# Select Destination???



## cfhpantera (Jul 16, 2004)

I have never used a mac in my life and a friend wanted me to try to fix her macbook. The macbook wouldn't boot as it stalled on the blue screen with a globe. The install disk was also stuck in the drive which I solved by holding down the mouse button at the stalled screen and it eventually popped out. I waited 10 minutes to see if it would boot and then tried clearing the PRAM and NVRAM using OPTION + COMMAND +P +R and it finally booted the install disk. I got passed the intro and license screen but on the "Select destination" screen it offers no options with continue and the options button greyed out. All I can do is "Go Back". I take it I am supposed to have a hard drive to be able to select as the destination but it's not showing up. I looked in "Disk Utility" and all that shows up is a 4.7 GB Mat****a DVD drive and of course the Mac OS X install Disc. I don't know if the hard drive failed? or if there is a easy solution to get the drive to show up? It's running Mac OS X 10, any help to an advanced windows user yet newbie mac user would be greatly appreciated.

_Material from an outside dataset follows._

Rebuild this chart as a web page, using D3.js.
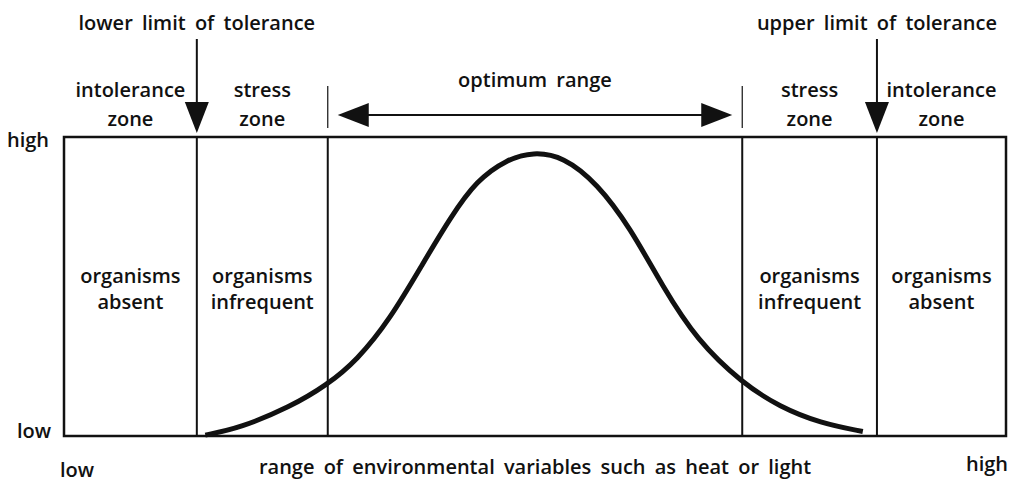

UPDATE: I tried inserting an Ubuntu Linux disc to see if the installation process would recognize the drive and during the install it says "No partitionable media found, please check that a hard disk is attached to this machine". Thats more evidence that the hard drive is dead but from what I heard linux isn't very compatable with mac hardware.


----------



## Serge_N_Gin (Sep 7, 2004)

Your friend should know whether or not her MacBook has a Hard Drive installed. If it (MacBook) needs fixing that implies it once worked IMHO. Did your friend recently purchase the MacBook? Is it brand new/2nd hand?


----------



## midsouth (May 24, 2007)

This thread just seemed to stop. I have the same problem.
After my MacBook crashed (had used Boot Camp--long story) I decided to upgrade to a larger hard drive--160gigs.

It was put in today. I have tried to install with disks. Cannot see a destination volume. I have partitioned and can see the drive, but not a volume.

If I could see a volume I think I could install. I have no data on drive--should I erase completely? Lots of advice on Internet but nothing that I could find that helps.

Thanks.


----------